Monday, 1 December 2008

Madeleine Lynch: Fine Artist

[Interview by Hannah Kirby - First published in ForgePress 7 November]

"I’ve always chosen to draw, rather than paint. I often find great artists’ preliminary sketches so much more expressive, more subtle than their finished work, and really feel that drawing, as a medium, deserves its own acknowledgements.

"Drawing, I feel more like my hands are doing the work. It allows me a more physical relationship with the page – like there aren’t any tools separating me from my paper. I use oil bars, which mean I really have to work and rework my materials, as they just don’t flow as quickly and easily as paint. That’s a conscious choice; I’m forced to go back on my work and myself for my view of perfection. It’s a labour through which painters often start, but it gets overtaken and overwhelmed.

"I was taught life drawing, which helped me to draw formally, and to learn perspective and proportion. Once I’d gained formal skills, though, I had the chance really to consider what art meant to me, and what I wanted to achieve. Since then, my work’s taken a turn from the formal to the more abstract, because I want to do something original and honest – to today, to people and to myself. Regenerating what people have already seen, for me, would be pointless.
This sequence, from an exhibition called Pro Sancta Omnia Sine Nomine (‘For Every Nameless Saint’), was the culmination of about a year’s work around the time of my transition. It had started out with studies I’d made from images of the pietà [Christian iconography of the Virgin Mary cradling the dead body of Jesus], with which I’d been familiar from my Catholic upbringing.

"The more I reworked the images, though, the more oppressive the male domination of the work appeared to me; I found myself drawing contempt and resentment in the face of the cradling figure, which shocked me. In religious and particularly Catholic art, all female figures appeared to have to be qualified by a male presence.

"I decided to start drawing attention to the anonymity of women in religious art by concentrating on drawing the female form without a face. I created the pictures almost in reverse, by smothering the paper in black, and then scraping and tearing into it to expose light. In that way, the exposed female form becomes the origin of light within my work, despite its facelessness.
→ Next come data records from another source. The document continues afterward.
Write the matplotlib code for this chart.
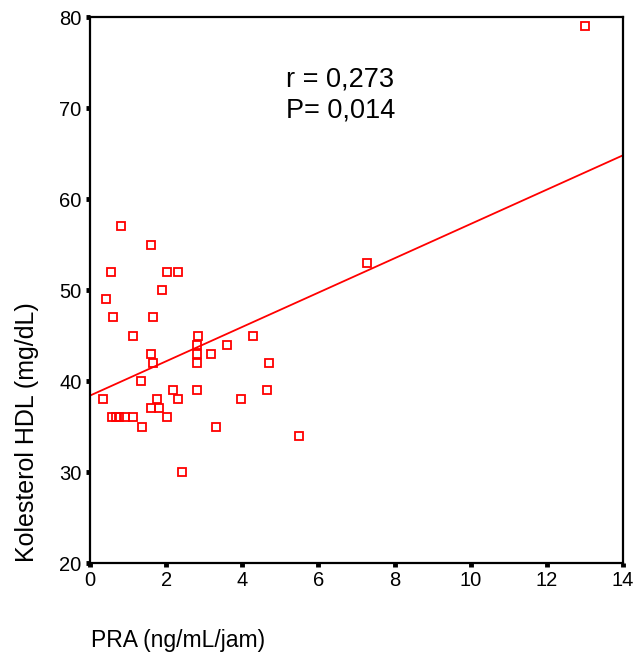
import numpy as np
import matplotlib
matplotlib.use("Agg")
from matplotlib import pyplot as plt

plt.rcParams['font.family'] = ['Liberation Sans', 'DejaVu Sans']

# PRA vs HDL data
pra = [13.0, 7.28, 5.48, 4.69, 4.64, 4.27, 3.96, 3.59, 3.30, 3.17,
       2.83, 2.80, 2.80, 2.80, 2.80, 2.41, 2.30, 2.30, 2.17, 2.01,
       2.01, 1.88, 1.82, 1.75, 1.65, 1.65, 1.59, 1.59, 1.59, 1.36,
       1.33, 1.12, 1.12, 0.93, 0.81, 0.75, 0.67, 0.59, 0.60, 0.54,
       0.41, 0.33]
hdl = [79, 53, 34, 42, 39, 45, 38, 44, 35, 43,
       45, 44, 43, 42, 39, 30, 52, 38, 39, 52,
       36, 50, 37, 38, 47, 42, 55, 43, 37, 35,
       40, 45, 36, 36, 57, 36, 36, 36, 47, 52,
       49, 38]

# regression line as drawn (intercept, slope)
fit_line = [38.4, 1.886]
x_ticks = [0, 2, 4, 6, 8, 10, 12, 14]
y_ticks = [20, 30, 40, 50, 60, 70, 80]

fig = plt.figure(figsize=(6.36, 6.62), dpi=100)
ax = fig.add_axes([0.1415, 0.1495, 0.838, 0.8248])

ax.plot(pra, hdl, 's', markersize=6, markerfacecolor='none',
        markeredgecolor='red', markeredgewidth=1.3)

xl = np.array([0, 14])
ax.plot(xl, fit_line[0] + fit_line[1] * xl, '-', color='red', lw=1.3)

ax.set_xlim(0, 14)
ax.set_ylim(20, 80)
ax.set_xticks(x_ticks)
ax.set_yticks(y_ticks)
ax.tick_params(direction='out', length=3, width=3.5, labelsize=14.5, pad=3)
for s in ax.spines.values():
    s.set_linewidth(1.6)

ax.text(0.367, 0.857, "r = 0,273\nP= 0,014", transform=ax.transAxes,
        fontsize=19.5, va='center', ha='left', linespacing=1.22)

ax.set_ylabel("Kolesterol HDL (mg/dL)", fontsize=18)
ax.yaxis.set_label_coords(-0.096, 0.24)
fig.text(0.143, 0.033, "PRA (ng/mL/jam)", fontsize=16.5, ha='left', va='center')

plt.savefig('out.png')
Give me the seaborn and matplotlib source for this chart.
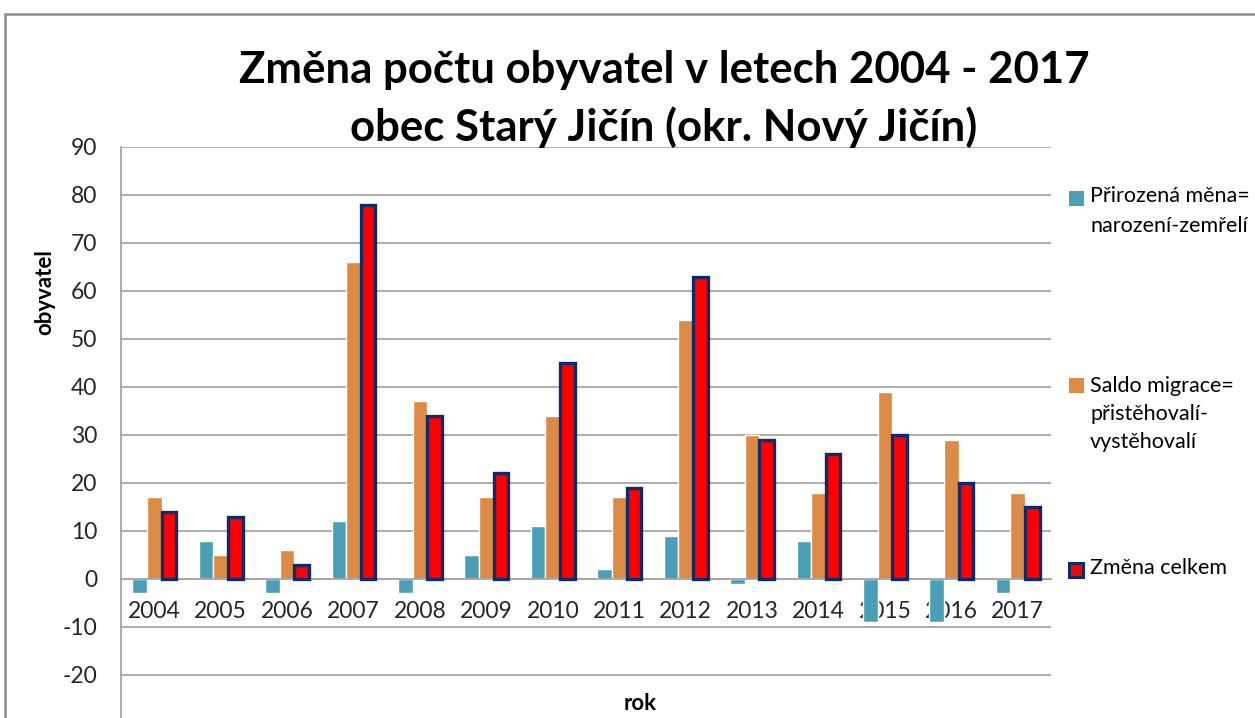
import matplotlib
matplotlib.use("Agg")
import matplotlib.pyplot as plt
from matplotlib.patches import Rectangle
import seaborn as sns
import pandas as pd

years = ['2004', '2005', '2006', '2007', '2008', '2009', '2010',
         '2011', '2012', '2013', '2014', '2015', '2016', '2017']
natural = [-3, 8, -3, 12, -3, 5, 11, 2, 9, -1, 8, -9, -9, -3]
migration = [17, 5, 6, 66, 37, 17, 34, 17, 54, 30, 18, 39, 29, 18]
total = [14, 13, 3, 78, 34, 22, 45, 19, 63, 29, 26, 30, 20, 15]
series = ['Přirozená měna=\nnarození-zemřelí',
          'Saldo migrace=\npřistěhovalí-\nvystěhovalí',
          'Změna celkem']
yticks = list(range(-20, 91, 10))

teal = '#4A9EB5'
orange = '#DC8B46'
red = '#FF0000'
navy = '#0D2A6A'
grid = '#A6A6A6'

df = pd.DataFrame({
    'rok': years * 3,
    'obyvatel': natural + migration + total,
    'serie': [series[0]] * len(years) + [series[1]] * len(years) + [series[2]] * len(years),
})

sns.set_style('white')
plt.rcParams['font.family'] = ['Lato', 'DejaVu Sans']
plt.rcParams['axes.unicode_minus'] = False

fig = plt.figure(figsize=(12.55, 7.18), dpi=100)
ax = fig.add_axes([121 / 1255, 1 - 723 / 718, 930 / 1255, (723 - 147) / 718])

sns.barplot(data=df, x='rok', y='obyvatel', hue='serie',
            palette=[teal, orange, red], width=0.66, saturation=1,
            legend=False, ax=ax)

for p in ax.containers[2]:
    p.set_edgecolor(navy)
    p.set_linewidth(2.4)
    p.set_zorder(3)

ax.set_ylim(-30, 90)
ax.set_yticks(yticks)
ax.yaxis.grid(True, color=grid, linewidth=1.3)
ax.set_axisbelow(True)
for s in ['top', 'right']:
    ax.spines[s].set_visible(False)
ax.spines['left'].set_color(grid)
ax.spines['left'].set_linewidth(1.3)
ax.spines['bottom'].set_position(('data', 0))
ax.spines['bottom'].set_color(grid)
ax.spines['bottom'].set_linewidth(1.3)
ax.tick_params(axis='y', length=0, pad=17, labelsize=16.5, labelcolor='#262626')
ax.tick_params(axis='x', length=0, pad=16, labelsize=16.5, labelcolor='#262626')
ax.set_xlabel('')
ax.set_ylabel('')

fig.text(45 / 1255, 1 - 292 / 718, 'obyvatel', rotation=90, ha='center', va='center',
         fontsize=16, fontweight='bold', color='black')
fig.text(640 / 1255, 1 - 704 / 718, 'rok', ha='center', va='center',
         fontsize=16, fontweight='bold', color='black')

fig.text(664 / 1255, 1 - 70 / 718, 'Změna počtu obyvatel v letech 2004 - 2017',
         ha='center', va='center', fontsize=31.5, fontweight='bold', color='black')
fig.text(664 / 1255, 1 - 127 / 718, 'obec Starý Jičín (okr. Nový Jičín)',
         ha='center', va='center', fontsize=31.5, fontweight='bold', color='black')

# legend
leg_rows = [[196, 226], [386, 414, 442], [568]]
sq_centers = [198, 385, 570]
cols = [teal, orange, red]
for name, rows, sc, c, i in zip(series, leg_rows, sq_centers, cols, range(3)):
    if i == 2:
        fig.add_artist(Rectangle((1069 / 1255, 1 - (sc + 7) / 718), 14 / 1255, 14 / 718,
                                 transform=fig.transFigure, facecolor=c,
                                 edgecolor=navy, linewidth=2.2))
    else:
        fig.add_artist(Rectangle((1069 / 1255, 1 - (sc + 7.5) / 718), 15 / 1255, 15 / 718,
                                 transform=fig.transFigure, facecolor=c, edgecolor='none'))
    for line, y in zip(name.split('\n'), rows):
        fig.text(1090 / 1255, 1 - y / 718, line, ha='left', va='center',
                 fontsize=15.5, color='black')

# chart border
fig.add_artist(Rectangle((5 / 1255, -0.05), 1.2, 1 - 14 / 718 + 0.05,
                         transform=fig.transFigure, facecolor='none',
                         edgecolor='#8C8C8C', linewidth=1.8))

fig.savefig('out.png', dpi=100)
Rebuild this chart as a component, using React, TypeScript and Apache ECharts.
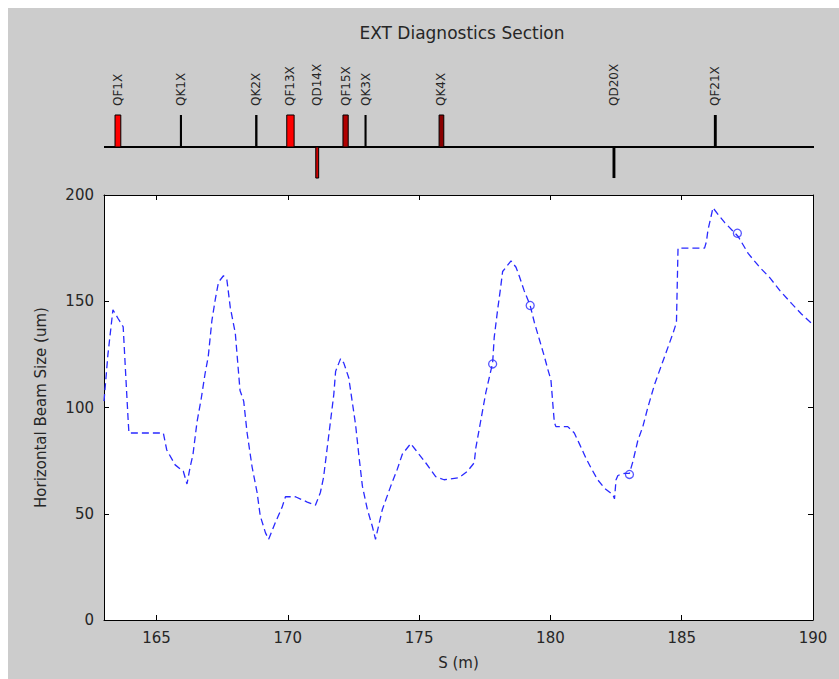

"I was always aware that what I did here was potentially subversive. In November last year, though, the sequence was exhibited at St. Marie’s Cathedral near Fargate. I had written to the priest there and explained my work, and he was really open-minded – I’ve found there are actually a lot of people in the church who feel the way I do. Aesthetically, too, exhibiting in the Cathedral was perfect. I picked dark wooden frames because they reminded me of the Cathedral pews, and mounted them on gold with the glass lifted off the paper’s torn surface more like relics’ casing. To my mind, I’d tried to arrange the five pieces as much like an altar as possible, and the priest allowed me to show them under a statue of the Madonna and Child.

"That was so fulfilling. It was where the work had started for me, and it felt like it fitted there; the people it was for, were the ones who saw it. For me that’s the whole point – that the people who see my work should be those to whom it’s relevant, where and how it’s relevant. But while it’s regarding female empowerment in religion, hopefully that’ll be everyone."